Émile Marcelin
Émile Marcelin, whose real name was Émile Planat, was born in 1825. From 1850 to 1870, he was the special cartoonist for humorous pages on stylish life in Le Journal Amusant and L’Illustration at first and later in La Vie Parisienne, which he founded. The 1860 socialites, the Opera of rue Lepelletier and Les italiens, first nights and parties, dances at the Tuileries and variety shows, feasts and pleasures, Baden and Trouville, all were his. Marcelin also published a lithographic album: Le tabac et les fumeurs (Tobacco and smokers). From his thousand sketches a timely elegance emanates, despite the humorous intent, and it will always make them interesting to those who do not necessarily seek a masterpiece, but a document. Marcelin himself was one of those collectors who prized prints as documents: he owned a hundred thousand engravings and this figure alone tells us that he didn’t pursue the perfect print, but information. Taine said about him:
He never bothered to complete series and along with beautiful prints he bought some mediocre and even some awful ones, and knowing them as such: cartoons, fashion plates, frontispieces and vignettes, but at one condition: they had to be significant and suggestive, they should always illustrate some detail in people’s customs and habits, and bring him closer to people of the past… What his instinct goaded him to search for, through painted or engraved figures, was the differences in man at different times…

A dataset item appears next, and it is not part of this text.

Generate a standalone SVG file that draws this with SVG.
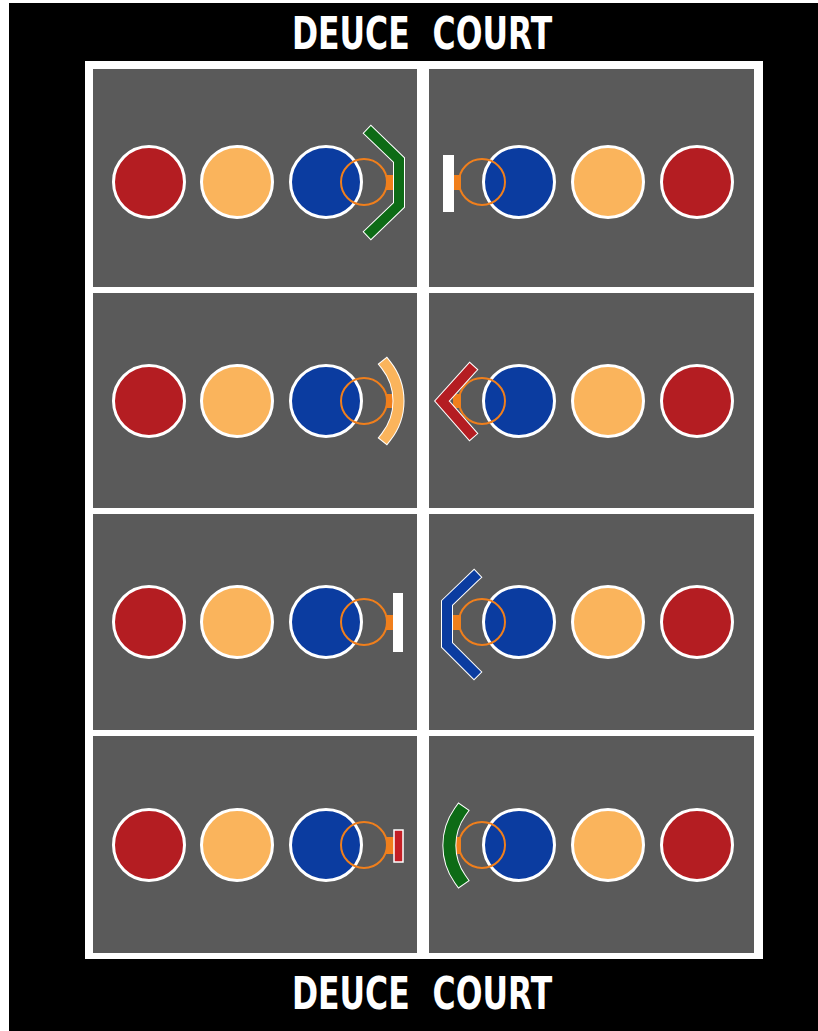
<svg xmlns="http://www.w3.org/2000/svg" width="818" height="1031" viewBox="0 0 818 1031">
<style>
.cell{fill:#5a5a5a}
.red{fill:#b41d22;stroke:#fff;stroke-width:3}
.gold{fill:#fab45c;stroke:#fff;stroke-width:3}
.blue{fill:#0b3ca0;stroke:#fff;stroke-width:3}
.ring{fill:none;stroke:#f07f1c;stroke-width:2}
.tab{fill:#f07f1c}
.title{font-family:"DejaVu Sans","Liberation Sans",sans-serif;font-weight:bold;font-size:45px;fill:#fff}
.edge{fill:none;stroke:#fff;stroke-width:12;stroke-linejoin:miter;stroke-linecap:square}
.band{fill:none;stroke-width:10;stroke-linejoin:miter;stroke-linecap:square}
</style>
<rect x="0" y="0" width="818" height="1031" fill="#fff"/>
<rect x="9" y="3" width="809" height="1028" fill="#000"/>
<g id="court">
<rect x="85" y="61" width="678" height="898" fill="#fff"/>
<rect class="cell" x="93" y="69" width="324" height="218"/>
<rect class="cell" x="429" y="69" width="325" height="218"/>
<rect class="cell" x="93" y="293" width="324" height="215"/>
<rect class="cell" x="429" y="293" width="325" height="215"/>
<rect class="cell" x="93" y="514" width="324" height="216"/>
<rect class="cell" x="429" y="514" width="325" height="216"/>
<rect class="cell" x="93" y="736" width="324" height="217"/>
<rect class="cell" x="429" y="736" width="325" height="217"/>
</g>
<g id="title-top">
<text class="title" transform="scale(0.7,1)" y="49"><tspan x="417">DEUCE</tspan><tspan x="618">COURT</tspan></text>
</g>
<g id="title-bottom">
<text class="title" transform="scale(0.7,1)" y="1009"><tspan x="417">DEUCE</tspan><tspan x="618">COURT</tspan></text>
</g>

<g id="row1-left">
<circle class="red" cx="149" cy="182" r="35.5"/>
<circle class="gold" cx="237" cy="182" r="35.5"/>
<circle class="blue" cx="326" cy="182" r="35.5"/>
<circle class="ring" cx="364" cy="182" r="23"/>
<rect class="tab" x="386" y="175" width="8" height="15"/>
<polyline class="edge" points="371,133 399,160 399,205 371,232"/>
<polyline class="band" points="371,133 399,160 399,205 371,232" stroke="#0d6b16"/>
</g>
<g id="row1-right">
<circle class="red" cx="697" cy="182" r="35.5"/>
<circle class="gold" cx="608" cy="182" r="35.5"/>
<circle class="blue" cx="519" cy="182" r="35.5"/>
<circle class="ring" cx="482" cy="182" r="23"/>
<rect class="tab" x="453" y="175" width="8" height="15"/>
<rect x="443" y="155" width="11" height="57" fill="#fff"/>
</g>

<g id="row2-left">
<circle class="red" cx="149" cy="401" r="35.5"/>
<circle class="gold" cx="237" cy="401" r="35.5"/>
<circle class="blue" cx="326" cy="401" r="35.5"/>
<circle class="ring" cx="364" cy="401" r="23"/>
<rect class="tab" x="386" y="394" width="8" height="14"/>
<path d="M386,365 A58,58 0 0 1 386,437" fill="none" stroke="#fff" stroke-width="12" stroke-linecap="square"/>
<path d="M386,365 A58,58 0 0 1 386,437" fill="none" stroke="#fab45c" stroke-width="10" stroke-linecap="square"/>
</g>
<g id="row2-right">
<circle class="red" cx="697" cy="401" r="35.5"/>
<circle class="gold" cx="608" cy="401" r="35.5"/>
<circle class="blue" cx="519" cy="401" r="35.5"/>
<circle class="ring" cx="482" cy="401" r="23"/>
<rect class="tab" x="453" y="394" width="8" height="14"/>
<polyline class="edge" points="470,370 442,401 470,433"/>
<polyline class="band" points="470,370 442,401 470,433" stroke="#b41d22"/>
</g>

<g id="row3-left">
<circle class="red" cx="149" cy="622" r="35.5"/>
<circle class="gold" cx="237" cy="622" r="35.5"/>
<circle class="blue" cx="326" cy="622" r="35.5"/>
<circle class="ring" cx="364" cy="622" r="23"/>
<rect class="tab" x="386" y="615" width="8" height="15"/>
<rect x="393" y="593" width="10" height="59" fill="#fff"/>
</g>
<g id="row3-right">
<circle class="red" cx="697" cy="622" r="35.5"/>
<circle class="gold" cx="608" cy="622" r="35.5"/>
<circle class="blue" cx="519" cy="622" r="35.5"/>
<circle class="ring" cx="482" cy="622" r="23"/>
<rect class="tab" x="453" y="615" width="8" height="15"/>
<polyline class="edge" points="474,577 447,603 447,645 474,672"/>
<polyline class="band" points="474,577 447,603 447,645 474,672" stroke="#0b3ca0"/>
</g>

<g id="row4-left">
<circle class="red" cx="149" cy="845" r="35.5"/>
<circle class="gold" cx="237" cy="845" r="35.5"/>
<circle class="blue" cx="326" cy="845" r="35.5"/>
<circle class="ring" cx="364" cy="845" r="23"/>
<rect class="tab" x="386" y="837" width="8" height="17"/>
<rect x="394" y="830" width="9" height="32" fill="#c41e24" stroke="#fff" stroke-width="1.5"/>
</g>
<g id="row4-right">
<circle class="red" cx="697" cy="845" r="35.5"/>
<circle class="gold" cx="608" cy="845" r="35.5"/>
<circle class="blue" cx="519" cy="845" r="35.5"/>
<circle class="ring" cx="482" cy="845" r="23"/>
<rect class="tab" x="453" y="837" width="8" height="17"/>
<path d="M460,812 A58,58 0 0 0 460,879" fill="none" stroke="#fff" stroke-width="14" stroke-linecap="square"/>
<path d="M460,812 A58,58 0 0 0 460,879" fill="none" stroke="#0d6b16" stroke-width="12" stroke-linecap="square"/>
</g>
</svg>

Living things aroused his interest just like dead ones. The present appeared to him in the same guise as the past, that is, as a final print freshly impressed, coming after more prints, aged and yellowed to various degrees. The latest show at the Opéra, the procession of fancy carriages yesterday, at the Bois de Boulogne, such evening at a contemporary salon, such review of the troops at Satory or on the Champ-de-Mars were additions that supplemented similar scenes he had seen in the works of Eugène Lami and Tony Johannot, Moreau and Saint-Aubin, those also of Pérelle and Sébastien Leclerc, Callot and Abraham Bosse.
Marcellin was quite the man of 1860, which was the sparkling season of the second empire. His characters all have about them an air of wealth, prosperity, of satisfaction and cheerfulness. He was keen on the military, the theater, and the world, and his aesthetics defined him well: dozens of times in his articles for La vie parisienne, he gave us the names of his three artistic heroes: Horace Vernet, the tenor Mario, and Eugène Lami. Émile Marcelin died in 1887.